Auf diese Vereinbarung verständigten sich die Prozessbeteiligten, die mehr als eine Stunde hinter verschlossenen Türen berieten. Wenngleich den Vertretern der Justiz anzumerken war, dass dies keineswegs ein befriedigendes Ergebnis war, so schien dies die beste Lösung zu sein, im Hinblick auf einen sich möglicherweise über weitere eineinhalb bis zwei Jahre hinziehenden Prozess.
Haupttäter wird noch gesondert verfolgt
Auch der hohe Sicherheitsaspekt spielt bei dieser Lösung eine Rolle. Rund 50 Justiz- und Polizeibeamte waren im Einsatz, um das Gebäude und die Personen zu schützen. Der Aufwand wurde betrieben, weil eine der beiden Nebenklägerinnen sich in einem Schutzprogramm befindet und gegen den Haupttäter, der hinter dem Menschenhandel steckt, aussagen wollte. Um den Zeuginnen zu ersparen, dass sie, wie Richter Christian Bäumler sagte, „intime und sehr persönliche Details preisgeben müssten“, wurde auf die Einvernehmung der Kronzeugin verzichtet. Der Haupttäter war zudem nicht im Saal anwesend, er wird gesondert verfolgt.
Frauen sollen 40.000 Euro bekommen
Herausgekommen ist, dass die vier Angeklagten zusammen nun 40.000 Euro bis Ende des Jahres aufbringen müssen, die dann als Täter-Opfer-Ausgleich den beiden Nebenklägerinnen zugesprochen werden. Dafür erwartet die Angeklagten in zwei Fällen eine Freiheitsstrafe von bis zu zwei Jahren. In den beiden anderen Fällen soll das Strafmaß bei etwa einem Jahr und drei Monaten bis einem Jahr und sechs Monaten festgesetzt werden.
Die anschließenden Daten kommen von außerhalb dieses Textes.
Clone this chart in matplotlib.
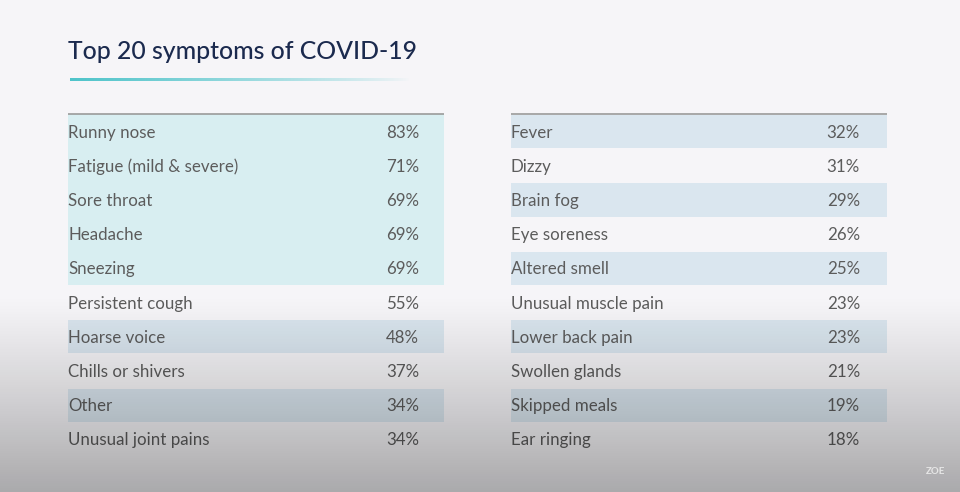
import numpy as np
import matplotlib.pyplot as plt

title = 'Top 20 symptoms of COVID-19'

left_names = ['Runny nose', 'Fatigue (mild & severe)', 'Sore throat', 'Headache',
              'Sneezing', 'Persistent cough', 'Hoarse voice', 'Chills or shivers',
              'Other', 'Unusual joint pains']
left_values = [83, 71, 69, 69, 69, 55, 48, 37, 34, 34]

right_names = ['Fever', 'Dizzy', 'Brain fog', 'Eye soreness', 'Altered smell',
               'Unusual muscle pain', 'Lower back pain', 'Swollen glands',
               'Skipped meals', 'Ear ringing']
right_values = [32, 31, 29, 26, 25, 23, 23, 21, 19, 18]

W, H = 960, 492
TOP = 114
ROW = 34.2
TEAL = '#d8eef1'
BLUE = '#dae6ef'
TXT = '#5c5c5c'

plt.rcParams['font.family'] = ['Lato', 'DejaVu Sans']

fig = plt.figure(figsize=(W / 100, H / 100), dpi=100)
ax = fig.add_axes([0, 0, 1, 1])
ax.set_xlim(0, W)
ax.set_ylim(H, 0)
ax.axis('off')
fig.patch.set_facecolor('#f6f5f8')


def draw_table(names, values, x0, x1, xval, band_rows):
    for i, (name, val) in enumerate(zip(names, values)):
        y = TOP + i * ROW
        if i in band_rows:
            ax.add_patch(plt.Rectangle((x0, y + 1), x1 - x0, ROW - 1,
                                       color=band_rows[i], lw=0, zorder=1))
        ax.text(x0, y + ROW / 2 + 1.5, name, fontsize=12.2, color=TXT,
                va='center', ha='left', zorder=3)
        ax.text(xval, y + ROW / 2 + 1.5, f'{val}%', fontsize=12.2, color=TXT,
                va='center', ha='right', zorder=3)
    ax.plot([x0, x1], [TOP, TOP], color='#9a9a9a', lw=1.2, zorder=4,
            solid_capstyle='butt')


# left: first five rows teal, as one block
ax.add_patch(plt.Rectangle((68, TOP), 376, 5 * ROW, color=TEAL, lw=0, zorder=1))
draw_table(left_names, left_values, 68, 444, 419, {6: BLUE, 8: BLUE})
draw_table(right_names, right_values, 511, 887, 860,
           {0: BLUE, 2: BLUE, 4: BLUE, 6: BLUE, 8: BLUE})

# title and fading underline
ax.text(68, 51.5, title, fontsize=17.8, color='#1b2a4e', va='center', ha='left',
        fontweight='medium', zorder=3)
n = 300
line = np.zeros((1, n, 4))
line[..., :3] = np.array([78, 196, 202]) / 255
line[..., 3] = np.linspace(1, 0, n) ** 0.8
ax.imshow(line, extent=(70, 410, 81, 78.5), aspect='auto', zorder=3)

# dark fade at the bottom of the screenshot
shade = np.zeros((H, 1, 4))
yy = np.arange(H)
shade[:, 0, 3] = np.clip((yy - 295) / (H - 295), 0, 1) ** 1.1 * 0.31
ax.imshow(shade, extent=(0, W, H, 0), aspect='auto', zorder=5)

ax.text(936, 471, 'ZOE', fontsize=7, color='#e6e6e6', fontweight='bold',
        va='center', ha='center', zorder=6)

fig.savefig('out.png', dpi=100, facecolor=fig.get_facecolor())
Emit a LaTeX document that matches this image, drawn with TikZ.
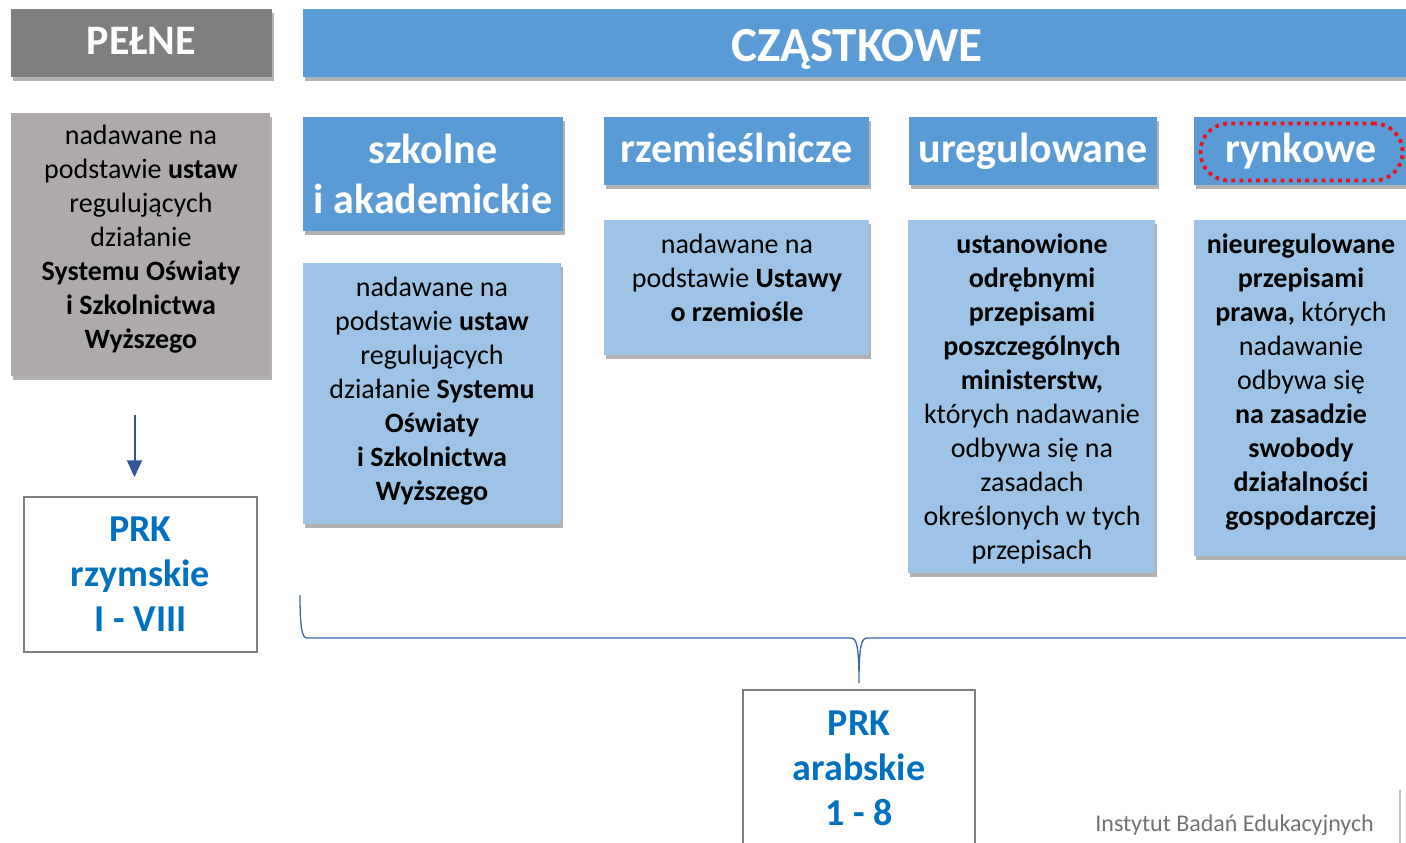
\documentclass[tikz,border=0pt]{standalone}
\usepackage{fontspec}
\setmainfont{Carlito}
\usetikzlibrary{shadows,arrows.meta,calc}
\definecolor{hdrblue}{HTML}{5B9BD5}
\definecolor{bodyblue}{HTML}{9DC3E6}
\definecolor{hdrgray}{HTML}{7F7F7F}
\definecolor{bodygray}{HTML}{AEAAAA}
\definecolor{prkblue}{HTML}{0070C0}
\definecolor{arrblue}{HTML}{2F5597}
\definecolor{bracecol}{HTML}{3F64AE}
\definecolor{redring}{HTML}{E8141B}
\definecolor{footgray}{HTML}{767171}
\tikzset{
  shad/.style={drop shadow={shadow xshift=2pt, shadow yshift=-4pt, opacity=0.3, fill=black}},
  box/.style={inner sep=0pt, outer sep=0pt, shad},
  hdr/.style={box, fill=hdrblue, text=white, font=\bfseries\fontsize{42}{50}\selectfont, align=center},
  onehdr/.style={hdr, text height=32pt, text depth=9pt},
  ghdr/.style={box, fill=hdrgray, text=white, font=\bfseries\fontsize{42}{50}\selectfont, text height=32pt, text depth=9pt},
  bbody/.style={box, fill=bodyblue},
  gbody/.style={box, fill=bodygray},
  btxt/.style={inner sep=0pt, align=center, font=\fontsize{28}{34}\selectfont},
  prkbox/.style={draw=hdrgray, line width=1.5pt, fill=white, inner sep=0pt, align=center,
     text=prkblue, font=\bfseries\fontsize{38}{45}\selectfont},
  ring/.style={draw=redring, line width=3.8pt, dash pattern=on 3.8pt off 4.4pt, rounded corners=28pt, inner sep=0pt},
  arr/.style={draw=arrblue, line width=2pt, -{Triangle[width=15pt,length=17pt]}},
  bracestyle/.style={draw=bracecol, line width=1.3pt},
}
\begin{document}
\begin{tikzpicture}[x=1pt,y=-1pt]
\useasboundingbox (0,0) rectangle (1406,843);
\clip (0,0) rectangle (1406,843);
% headers
\node[ghdr, minimum width=261pt, minimum height=68pt] (pel) at (141.5,43) {PEŁNE};
\node[hdr, minimum width=1108pt, minimum height=68pt, font=\bfseries\fontsize{49}{56}\selectfont, text height=44pt, text depth=6pt] (czas) at (857,43) {CZĄSTKOWE};
\node[hdr, minimum width=260pt, minimum height=114pt] (szk) at (433,174) {szkolne\\i akademickie};
\node[onehdr, minimum width=265pt, minimum height=68pt] (rze) at (736.5,151) {rzemieślnicze};
\node[onehdr, minimum width=248pt, minimum height=68pt] (ure) at (1033,151) {uregulowane};
\node[onehdr, minimum width=214pt, minimum height=68pt] (ryn) at (1301,151) {rynkowe};
\node[ring, minimum width=202pt, minimum height=57pt] (ringn) at (1301.5,152) {};
% bodies
\node[gbody, minimum width=259pt, minimum height=263pt] (pb) at (140.5,244.5) {};
\node[btxt] (pbt) at (141,239) {nadawane na\\podstawie \textbf{ustaw}\\regulujących\\działanie\\\textbf{Systemu Oświaty}\\\textbf{i Szkolnictwa}\\\textbf{Wyższego}};
\node[bbody, minimum width=258pt, minimum height=261pt] (sb) at (432,393.5) {};
\node[btxt] (sbt) at (432,391) {nadawane na\\podstawie \textbf{ustaw}\\regulujących\\działanie \textbf{Systemu}\\\textbf{Oświaty}\\\textbf{i Szkolnictwa}\\\textbf{Wyższego}};
\node[bbody, minimum width=265pt, minimum height=135pt] (rb) at (736.5,287.5) {};
\node[btxt] (rbt) at (737,278) {nadawane na\\podstawie \textbf{Ustawy}\\\textbf{o rzemiośle}};
\node[bbody, minimum width=247pt, minimum height=353pt] (ub) at (1031.5,396.5) {};
\node[btxt] (ubt) at (1032,399) {\textbf{ustanowione}\\\textbf{odrębnymi}\\\textbf{przepisami}\\\textbf{poszczególnych}\\\textbf{ministerstw,}\\których nadawanie\\odbywa się na\\zasadach\\określonych w tych\\przepisach};
\node[bbody, minimum width=214pt, minimum height=336pt] (yb) at (1301,388) {};
\node[btxt] (ybt) at (1301,382) {\textbf{nieuregulowane}\\\textbf{przepisami}\\\textbf{prawa,} których\\nadawanie\\odbywa się\\\textbf{na zasadzie}\\\textbf{swobody}\\\textbf{działalności}\\\textbf{gospodarczej}};
% PRK boxes
\node[prkbox, minimum width=233pt, minimum height=155pt] (prk1) at (140.5,574.5) {PRK\\rzymskie\\I - VIII};
\node[prkbox, minimum width=232pt, minimum height=156pt] (prk2) at (859,768) {PRK\\arabskie\\1 - 8};
% arrow
\draw[arr] ([xshift=-6pt,yshift=-39pt]pb.south) -- ([xshift=-6pt,yshift=19pt]prk1.north);
% brace
\coordinate (bl) at (300,595);
\coordinate (bt) at (859,683);
\coordinate (br) at (1410,638);
\draw[bracestyle] (bl) .. controls (300,628) and (302,638) .. (307,638) -- (851,638)
  .. controls (857,638) and (859,648) .. (bt)
  .. controls (859,648) and (861,638) .. (867,638) -- (br);
% footer
\node[anchor=east, inner sep=0pt, text=footgray, font=\fontsize{24}{28}\selectfont] (foot) at (1374,825) {Instytut Badań Edukacyjnych};
\coordinate (vl1) at (1400,790);
\coordinate (vl2) at (1400,843);
\draw[draw=black!25, line width=1.5pt] (vl1) -- (vl2);
\end{tikzpicture}
\end{document}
Denn bei einem der Beschuldigten wurde eine geringere Tatbeteiligung erkannt. Die angeklagte Frau ist lediglich der Beihilfe angeklagt. Sie soll die Frauen zu den Terminen mit den Freiern gefahren haben. Wie Oberstaatsanwalt Johannes-Georg Roth gegenüber dem SÜDKURIER erläuterte, „muss der Strafrahmen bei einem Täter-Opfer-Ausgleich herabgesetzt werden“.
Geld für einen Neustart
Die Nebenklägervertreter zeigten sich in dem Sinne mit dem Täter-Opferausgleich einverstanden, damit die Frauen möglichst schnell die Geldsumme erhalten, um damit einen Neuanfang, starten können. Wenngleich der Nebenkläger-Vertreter darauf hinwies, dass seine Mandantin „sehr gerne ausgesagt hätte, um die ganzen schrecklichen Dimensionen aufzuzeigen“.
Der Prozess mit der formellen Urteilsverkündung wird am 16. Januar 2025, vor dem Amtsgericht in Villingen-Schwenningen fortgesetzt.